After the workshop, a group initiated work towards translating the general TRIZ inventive principles to food industry situations. In the meantime, B. Winkless has published his first findings (see TRIZ Journal, May 2001) and welcomes expressions of interest.

No work is considered in the immediate horizon on processing food patents. However, if funding opportunities for such a comprehensive work are to materialise, the network could address this issue and ascertain its timeliness.

• Set up working group;

• Propose examples of the inventive principles in food industry problems;

• Exchange information and review by the network;

• Publication of the results (the TRIZ Journal would be the most appropriate).

• Maintain the idea of systematically processing patents to extract food principles simmering (specially for biochemical and biological dimensions), pending opportune developments if and when appropriate.

This is an initiative on which the network can advise, and even establish guidelines and recommendations, but it is up to individual universities/departments to take action.

The action plan is the following:

• Initially, address this issue in conjunction with line of action 4 (section 3.3.3.);

• In conjunction with the network anchors, promote discussions on strategic issues concerning education to the Food Industry, and eventually generate recommendations and suggestions for university programmes;

• Publish these recommendations and disseminate them in the academic environment, with special attention to Universities with industrial advisory boards.

We cannot expect the European Food Industry to dramatically increase innovation output without significant and suitable human resources, who think creatively and innovatively but without increasing cost nor risk with such thoughts. We will never achieve that if everyone works only incrementally in their area of expertise with their own way of thinking.

We cannot expect the European food industry to multiply its innovation activities with the profit margins it works with unless very cost-effective methods and tools are deployed. We will not decrease risk and improve success in innovation if we do not have objective and systematic ways to incorporate the needs and requirements of the consumers in product design, and to solve the manufacturing problems of that design.
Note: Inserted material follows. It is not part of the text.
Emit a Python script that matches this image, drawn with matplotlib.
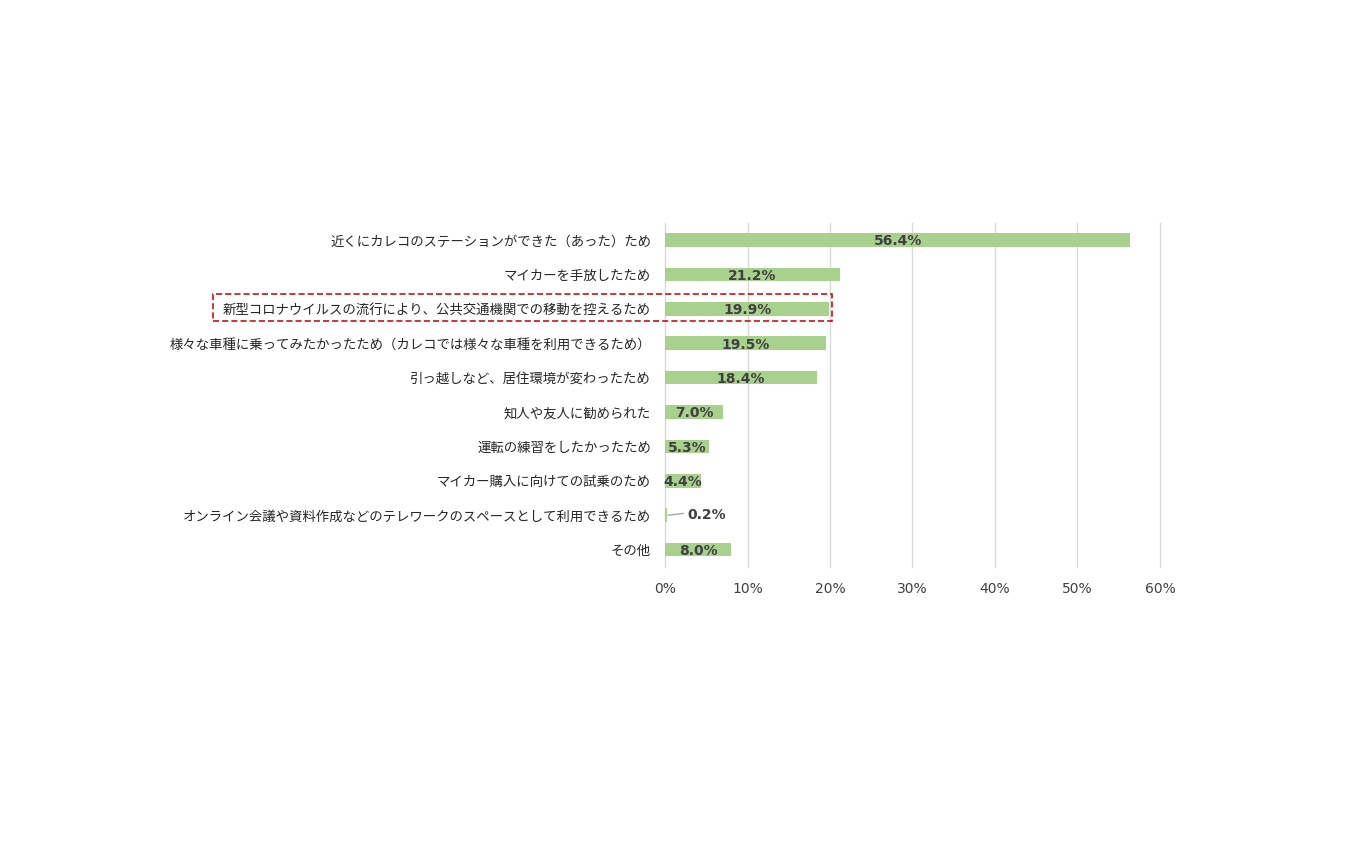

There is something in the “innovation equation” that does not add up. We could increase the innovation expenditure in the European food industry exponentially and reap noting but incremental benefits here and there. The basis has to change. We have to improve the working methods and the way that developers work, define, and solve their problems: we need the ability to think integratedly; to link design attributes with process solutions (not with process problems); to be able to “learn from others”; to work multidimensionally in an effective manner - we need better ways to manage and work with our knowledge and that of the consumers.
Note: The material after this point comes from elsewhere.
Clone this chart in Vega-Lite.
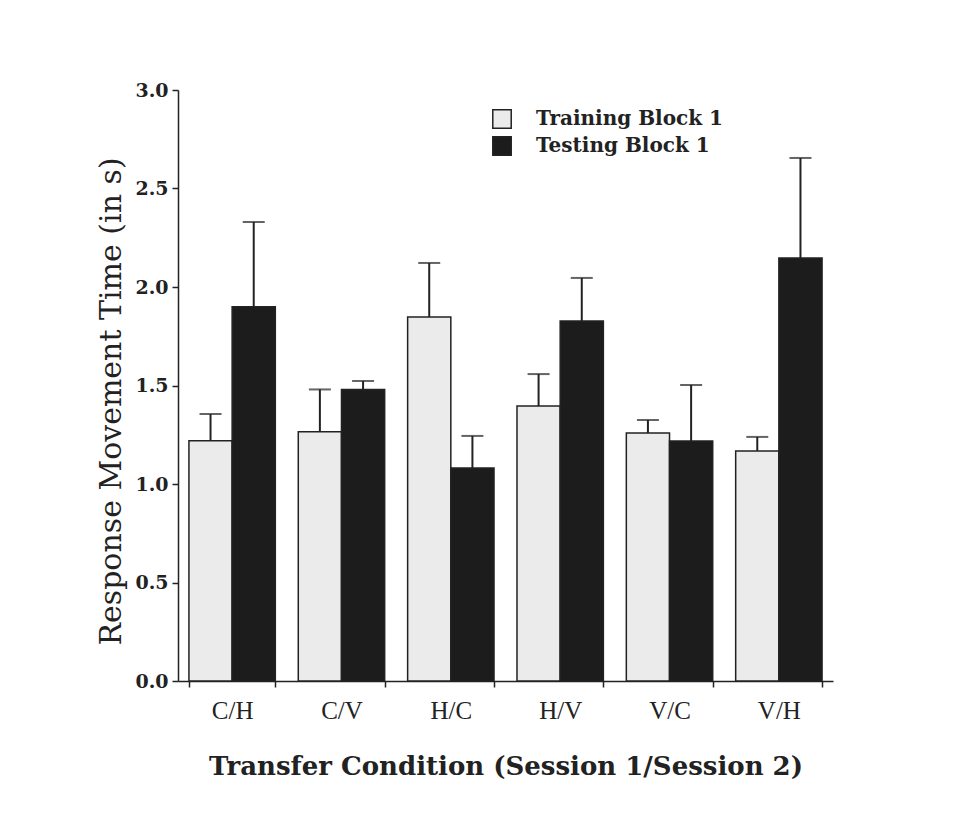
{
  "$schema": "https://vega.github.io/schema/vega-lite/v6.json",
  "width": 655,
  "height": 591,
  "autosize": {"type": "none"},
  "padding": {"left": 178, "top": 90, "right": 140, "bottom": 142},
  "background": "white",
  "config": {
    "font": "DejaVu Serif",
    "view": {"stroke": null},
    "axis": {"domainColor": "#222", "tickColor": "#222", "labelColor": "#222", "titleColor": "#222", "grid": false}
  },
  "data": {
    "values": [
      {"condition": "C/H", "block": "Training Block 1", "value": 1.22, "upper": 1.355},
      {"condition": "C/H", "block": "Testing Block 1", "value": 1.90, "upper": 2.33},
      {"condition": "C/V", "block": "Training Block 1", "value": 1.265, "upper": 1.48},
      {"condition": "C/V", "block": "Testing Block 1", "value": 1.48, "upper": 1.523},
      {"condition": "H/C", "block": "Training Block 1", "value": 1.848, "upper": 2.122},
      {"condition": "H/C", "block": "Testing Block 1", "value": 1.081, "upper": 1.244},
      {"condition": "H/V", "block": "Training Block 1", "value": 1.396, "upper": 1.558},
      {"condition": "H/V", "block": "Testing Block 1", "value": 1.827, "upper": 2.046},
      {"condition": "V/C", "block": "Training Block 1", "value": 1.259, "upper": 1.325},
      {"condition": "V/C", "block": "Testing Block 1", "value": 1.218, "upper": 1.503},
      {"condition": "V/H", "block": "Training Block 1", "value": 1.168, "upper": 1.239},
      {"condition": "V/H", "block": "Testing Block 1", "value": 2.147, "upper": 2.655}
    ]
  },
  "encoding": {
    "x": {
      "field": "condition", "type": "nominal",
      "scale": {"paddingInner": 0.21, "paddingOuter": 0.1},
      "axis": {
        "title": "Transfer Condition (Session 1/Session 2)",
        "labelAngle": 0, "labelFont": "Liberation Serif", "labelFontSize": 25, "labelPadding": 11,
        "titleFontSize": 26, "titleFontWeight": "bold", "titlePadding": 30,
        "tickBand": "extent", "tickSize": 6, "domainWidth": 1.5, "tickWidth": 1.5
      }
    },
    "xOffset": {"field": "block", "type": "nominal", "sort": ["Training Block 1", "Testing Block 1"], "scale": {"paddingInner": 0, "paddingOuter": 0}}
  },
  "layer": [
    {
      "mark": {"type": "rule", "color": "#222", "strokeWidth": 2},
      "encoding": {
        "y": {"field": "value", "type": "quantitative"},
        "y2": {"field": "upper"}
      }
    },
    {
      "mark": {"type": "tick", "color": "#222", "thickness": 2, "size": 22, "orient": "horizontal"},
      "encoding": {
        "y": {"field": "upper", "type": "quantitative"}
      }
    },
    {
      "mark": {"type": "bar", "stroke": "#222", "strokeWidth": 1.5},
      "encoding": {
        "y": {
          "field": "value", "type": "quantitative",
          "scale": {"domain": [0, 3]},
          "axis": {
            "title": "Response Movement Time (in s)",
            "values": [0, 0.5, 1, 1.5, 2, 2.5, 3], "format": ".1f",
            "labelFontSize": 19, "labelFontWeight": "bold", "labelPadding": 4,
            "titleFontSize": 30, "titleFontWeight": "normal", "titlePadding": 8, "titleY": 311,
            "tickSize": 6, "domainWidth": 1.5, "tickWidth": 1.5
          }
        },
        "color": {
          "field": "block", "type": "nominal",
          "sort": ["Training Block 1", "Testing Block 1"],
          "scale": {"domain": ["Training Block 1", "Testing Block 1"], "range": ["#ebebeb", "#1c1c1c"]},
          "legend": {
            "title": null, "orient": "none", "legendX": 314, "legendY": 19,
            "symbolType": "square", "symbolSize": 340, "symbolStrokeColor": "#222", "symbolStrokeWidth": 1.5,
            "labelFontSize": 20, "labelFontWeight": "bold", "labelColor": "#222", "labelOffset": 24, "labelLimit": 400, "rowPadding": 1
          }
        }
      }
    }
  ]
}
Unless we change something in how we do things, we will keep doing them in the same way, and keep having the same results. We will have “more of the same”. If we aim at incorporating more science and technology (more knowledge) in food products and keep doing it in the same way, we can only expect the level of success that we have been having so far. And that is not enough.

Let us propose a very basic benchmarking concept. Let us look at those who are highly innovative, at industrial sectors where innovation is the name of the game, at product and process designers who very actively and effectively deliver innovations. How do they do it? How do they work with knowledge and technology? And how can we do that in our own specific context?